■ **PROMPT**
Below, find the line containing "What seaborn and" and the line containing "from matplotlib.ticker import"; reproduce exactly those two and every line between them, omitting pictures.

═════ LISTED RECORDS

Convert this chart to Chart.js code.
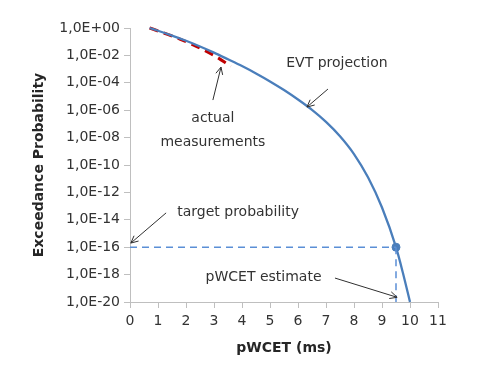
<!DOCTYPE html>
<html>
<head>
<meta charset="utf-8">
<script src="https://cdn.jsdelivr.net/npm/chart.js@4"></script>
<style>
    body { margin: 0; background: white; }
    canvas { display: block; }
</style>
</head>
<body>
<canvas id="chart" width="499" height="367"></canvas>
<script>
// DATA

// EVT projection curve (pWCET in ms, exceedance probability)
const evtTimes = [0.7, 1.0, 1.5, 2.0, 2.5, 3.0, 3.5, 4.0, 4.5, 5.0, 5.5, 6.0, 6.5, 7.0, 7.5, 8.0, 8.5, 9.0, 9.5, 9.75, 10.0];
const evtProbs = [1, 6.3e-1, 2.8e-1, 1.17e-1, 4.5e-2, 1.6e-2, 5.2e-3, 1.66e-3, 4.8e-4, 1.26e-4, 2.95e-5, 6e-6, 1.05e-6, 1.4e-7, 1.26e-8, 6.3e-10, 1.26e-11, 7.9e-14, 1e-16, 1.26e-18, 1e-20];

// actual measurements
const measuredTimes = [0.7, 1.8, 3.0, 3.6];
const measuredProbs = [1, 1.5e-1, 1e-2, 1.6e-3];

// target probability and the resulting estimate
const targetProb = 1e-16;
const pwcetEstimate = 9.5;

const yTickExponents = [0, -2, -4, -6, -8, -10, -12, -14, -16, -18, -20];
const xTicks = [0, 1, 2, 3, 4, 5, 6, 7, 8, 9, 10, 11];

// text notes with arrows, in data units
const notes = [
    { lines: [["EVT projection", 7.39, 2.8e-3]], from: [7.07, 3.5e-5], to: [6.32, 1.7e-6] },
    { lines: [["actual", 2.96, 2.7e-7], ["measurements", 2.96, 4.8e-9]], from: [2.96, 5.5e-6], to: [3.25, 1.4e-3] },
    { lines: [["target probability", 3.86, 3.7e-14]], from: [1.29, 3.2e-14], to: [0.03, 2e-16] },
    { lines: [["pWCET estimate", 4.77, 6.6e-19]], from: [7.32, 5.6e-19], to: [9.54, 2.2e-20] },
];

// HELPERS

const axisGray = "#bfbfbf";
const textGray = "#333333";
const lineBlue = "#4a7ebb";

function toPoints(xs, ys) {
    return xs.map((x, i) => ({ x: x, y: ys[i] }));
}

function formatProb(value) {
    const exp = Math.round(Math.log10(value));
    const sign = exp < 0 ? "-" : "+";
    const digits = String(Math.abs(exp)).padStart(2, "0");
    return "1,0E" + sign + digits;
}

function drawArrow(ctx, x1, y1, x2, y2) {
    const angle = Math.atan2(y2 - y1, x2 - x1);
    const head = 8;
    ctx.beginPath();
    ctx.moveTo(x1, y1);
    ctx.lineTo(x2, y2);
    ctx.moveTo(x2 - head * Math.cos(angle - 0.45), y2 - head * Math.sin(angle - 0.45));
    ctx.lineTo(x2, y2);
    ctx.lineTo(x2 - head * Math.cos(angle + 0.45), y2 - head * Math.sin(angle + 0.45));
    ctx.stroke();
}

const notesPlugin = {
    id: "notes",
    afterDatasetsDraw(chart) {
        const ctx = chart.ctx;
        const xs = chart.scales.x;
        const ys = chart.scales.y;
        ctx.save();
        ctx.font = "14px 'DejaVu Sans'";
        ctx.fillStyle = textGray;
        ctx.strokeStyle = "#303030";
        ctx.lineWidth = 1;
        ctx.textAlign = "center";
        ctx.textBaseline = "middle";
        notes.forEach(note => {
            note.lines.forEach(([text, x, y]) => {
                ctx.fillText(text, xs.getPixelForValue(x), ys.getPixelForValue(y));
            });
            drawArrow(ctx,
                xs.getPixelForValue(note.from[0]), ys.getPixelForValue(note.from[1]),
                xs.getPixelForValue(note.to[0]), ys.getPixelForValue(note.to[1]));
        });
        ctx.restore();
    }
};

// CHART

new Chart(document.getElementById("chart"), {
    type: "line",
    plugins: [notesPlugin],
    data: {
        datasets: [
            {
                data: [{ x: 0, y: targetProb }, { x: pwcetEstimate, y: targetProb }],
                borderColor: "#5b8fd6",
                borderWidth: 1.5,
                borderDash: [7, 5],
                pointRadius: 0,
            },
            {
                data: [{ x: pwcetEstimate, y: targetProb }, { x: pwcetEstimate, y: 1e-20 }],
                borderColor: "#5b8fd6",
                borderWidth: 1.5,
                borderDash: [7, 5],
                pointRadius: 0,
            },
            {
                data: toPoints(evtTimes, evtProbs),
                borderColor: lineBlue,
                borderWidth: 2.3,
                pointRadius: 0,
                cubicInterpolationMode: "monotone",
            },
            {
                data: toPoints(measuredTimes, measuredProbs),
                borderColor: "#c00000",
                borderWidth: 3,
                borderDash: [9, 6],
                pointRadius: 0,
                cubicInterpolationMode: "monotone",
            },
            {
                data: [{ x: pwcetEstimate, y: targetProb }],
                showLine: false,
                pointRadius: 4,
                pointBackgroundColor: lineBlue,
                pointBorderColor: lineBlue,
            },
        ]
    },
    options: {
        responsive: false,
        animation: false,
        devicePixelRatio: 1,
        clip: false,
        layout: {
            padding: { top: 28, right: 61, left: 0, bottom: 0 },
        },
        scales: {
            x: {
                type: "linear",
                min: 0,
                max: 11,
                afterFit: scale => { scale.height = 65; },
                afterBuildTicks: scale => { scale.ticks = xTicks.map(v => ({ value: v })); },
                border: { color: axisGray, width: 1 },
                grid: { drawOnChartArea: false, color: axisGray, tickLength: 6 },
                ticks: {
                    color: textGray,
                    font: { family: "DejaVu Sans", size: 14 },
                    padding: 5,
                },
                title: {
                    display: true,
                    text: "pWCET (ms)",
                    color: "#262626",
                    font: { family: "DejaVu Sans", size: 14, weight: "bold" },
                    padding: { bottom: 10 },
                },
            },
            y: {
                type: "logarithmic",
                min: 1e-20,
                max: 1,
                afterFit: scale => { scale.width = 130; },
                afterBuildTicks: scale => { scale.ticks = yTickExponents.map(e => ({ value: Math.pow(10, e) })); },
                border: { color: axisGray, width: 1 },
                grid: { drawOnChartArea: false, color: axisGray, tickLength: 6 },
                ticks: {
                    color: textGray,
                    font: { family: "DejaVu Sans", size: 14 },
                    padding: 4,
                    callback: value => formatProb(value),
                },
                title: {
                    display: true,
                    text: "Exceedance Probability",
                    color: "#262626",
                    font: { family: "DejaVu Sans", size: 14, weight: "bold" },
                    padding: { top: 31 },
                },
            },
        },
        plugins: {
            legend: { display: false },
            tooltip: { enabled: false },
        },
    }
});
</script>
</body>
</html>
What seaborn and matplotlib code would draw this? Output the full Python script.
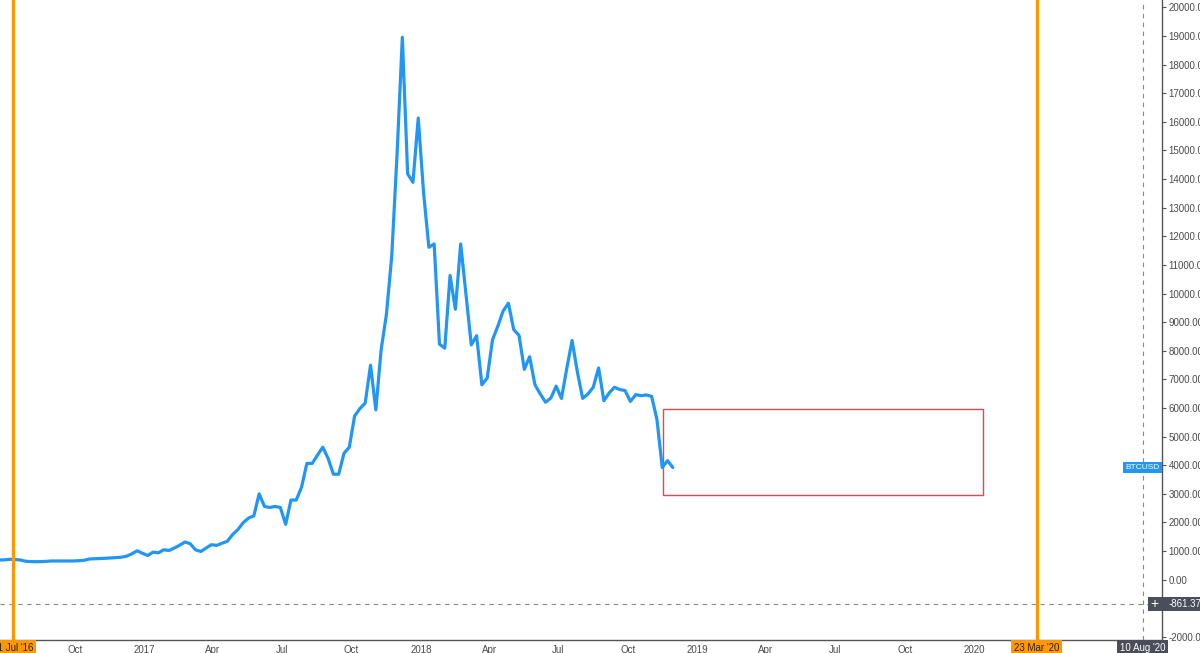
import pandas as pd
import seaborn as sns
import matplotlib.pyplot as plt
import matplotlib.dates as mdates
from matplotlib.patches import Rectangle
from matplotlib.ticker import FuncFormatter, MultipleLocator

# weekly BTCUSD closes
first_week = "2016-06-16"
btc_close = [
    680, 685, 690, 710, 700, 685, 640, 628, 625, 628,
    640, 650, 650, 650, 650, 650, 660, 675, 720, 728,
    735, 745, 757, 770, 781, 817, 900, 1006, 920, 842,
    959, 935, 1041, 1018, 1101, 1200, 1314, 1255, 1041, 983,
    1100, 1219, 1196, 1270, 1338, 1574, 1750, 1989, 2150, 2226,
    2995, 2557, 2521, 2557, 2521, 1929, 2781, 2781, 3232, 4060,
    4060, 4350, 4628, 4238, 3683, 3683, 4415, 4628, 5719, 5978,
    6170, 7495, 5932, 8028, 9271, 11300, 14847, 18957, 14184, 13888,
    16137, 13533, 11615, 11733, 8230, 8088, 10631, 9448, 11733, 9981,
    8205, 8525, 6809, 7044, 8383, 8856, 9388, 9661, 8738, 8535,
    7347, 7790, 6809, 6490, 6200, 6347, 6759, 6333, 7377, 8358,
    7257, 6333, 6490, 6724, 7399, 6252, 6525, 6724, 6642, 6607,
    6227, 6465, 6429, 6454, 6404, 5602, 3918, 4156, 3918,
]

# markers drawn on the chart
orange_lines = ["2016-07-11", "2020-03-23"]
orange_labels = ["11 Jul '16", "23 Mar '20"]
cursor_date = "2020-08-10"
cursor_label = "10 Aug '20"
cursor_price = -861.37
box_dates = ["2018-11-16", "2020-01-13"]
box_prices = [2940, 5960]
# tick labels hidden behind the date/price tags
hidden_x = [(2016, 7), (2020, 4), (2020, 7)]
hidden_y = [-1000]

df = pd.DataFrame({
    "date": pd.date_range(first_week, periods=len(btc_close), freq="7D"),
    "close": btc_close,
})

sns.set_style("white")
plt.rcParams['font.family'] = ['Liberation Sans', 'DejaVu Sans']

# screenshot is 1178x643, scaled to the 1200x653 output
W0, H0 = 1178, 643
AX_W, AX_H = 1141, 630
fig = plt.figure(figsize=(12, 6.53), dpi=100)
ax = fig.add_axes([0, (H0 - AX_H) / H0, AX_W / W0, AX_H / H0])

sns.lineplot(data=df, x="date", y="close", ax=ax, color="#2196F3", linewidth=2.3, zorder=4)

ax.set_xlim(pd.Timestamp("2016-06-24"), pd.Timestamp("2020-09-05"))
ax.set_ylim(-2105, 20260)

# rectangle drawing
x0 = mdates.date2num(pd.Timestamp(box_dates[0]))
x1 = mdates.date2num(pd.Timestamp(box_dates[1]))
ax.add_patch(Rectangle((x0, box_prices[0]), x1 - x0, box_prices[1] - box_prices[0],
                       fill=False, edgecolor="#E5454F", linewidth=1.0, zorder=3))

# orange vertical lines
for d in orange_lines:
    ax.axvline(pd.Timestamp(d), color="#FF9800", linewidth=2.4, zorder=5)

# crosshair
ax.axvline(pd.Timestamp(cursor_date), color="#888888", linewidth=0.8, linestyle=(0, (4, 4)), zorder=2)
ax.axhline(cursor_price, color="#888888", linewidth=0.8, linestyle=(0, (4, 4)), zorder=2)

# axes styling
for s in ["top", "left"]:
    ax.spines[s].set_visible(False)
for s in ["right", "bottom"]:
    ax.spines[s].set_color("#555555")
    ax.spines[s].set_linewidth(1.0)


def fmt_y(v, p):
    if round(v) in hidden_y:
        return ""
    return f"{v:.2f}"


def fmt_x(v, p):
    d = mdates.num2date(v)
    if (d.year, d.month) in hidden_x:
        return ""
    return str(d.year) if d.month == 1 else d.strftime("%b")


ax.yaxis.tick_right()
ax.yaxis.set_major_locator(MultipleLocator(1000))
ax.yaxis.set_major_formatter(FuncFormatter(fmt_y))
ax.xaxis.set_major_locator(mdates.MonthLocator(bymonth=[1, 4, 7, 10]))
ax.xaxis.set_major_formatter(FuncFormatter(fmt_x))
ax.tick_params(axis="both", which="major", length=3, width=0.8, color="#555555",
               labelcolor="#4a4a4a", labelsize=7, direction="out")
ax.tick_params(axis="x", pad=1.0)
ax.tick_params(axis="y", pad=1.5)
ax.set_xlabel("")
ax.set_ylabel("")
ax.grid(False)

xtr = ax.get_xaxis_transform()
ytr = ax.get_yaxis_transform()

# date tags on the time axis
for d, lab in zip(orange_lines, orange_labels):
    ax.text(pd.Timestamp(d), -3 / AX_H, lab, transform=xtr, ha="center", va="top",
            fontsize=7, color="#222222", clip_on=False, zorder=10,
            bbox=dict(boxstyle="square,pad=0.3", fc="#FF9800", ec="none"))
ax.text(pd.Timestamp(cursor_date), -3 / AX_H, cursor_label, transform=xtr, ha="center", va="top",
        fontsize=7, color="white", clip_on=False, zorder=10,
        bbox=dict(boxstyle="square,pad=0.3", fc="#4A4E59", ec="none"))

# price tag for the cursor
ax.add_patch(Rectangle((1127 / AX_W, cursor_price - 245), 0.06, 490, transform=ytr,
                       facecolor="#4A4E59", edgecolor="none", clip_on=False, zorder=10))
ax.text(1133.5 / AX_W, cursor_price, "+", transform=ytr, ha="center", va="center",
        fontsize=10, color="white", clip_on=False, zorder=11)
ax.text(1147 / AX_W, cursor_price, f"{cursor_price:.2f}", transform=ytr, ha="left", va="center",
        fontsize=7, color="white", clip_on=False, zorder=11)

# last price tag
ax.text(1121.5 / AX_W, btc_close[-1], "BTCUSD", transform=ytr, ha="center", va="center",
        fontsize=6, color="white", clip_on=False, zorder=11,
        bbox=dict(boxstyle="square,pad=0.25", fc="#2196F3", ec="none"))

fig.savefig("out.png", dpi=100)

══════════

■ **FINISHED EXERCISE**
What seaborn and matplotlib code would draw this? Output the full Python script.
import pandas as pd
import seaborn as sns
import matplotlib.pyplot as plt
import matplotlib.dates as mdates
from matplotlib.patches import Rectangle
from matplotlib.ticker import FuncFormatter, MultipleLocator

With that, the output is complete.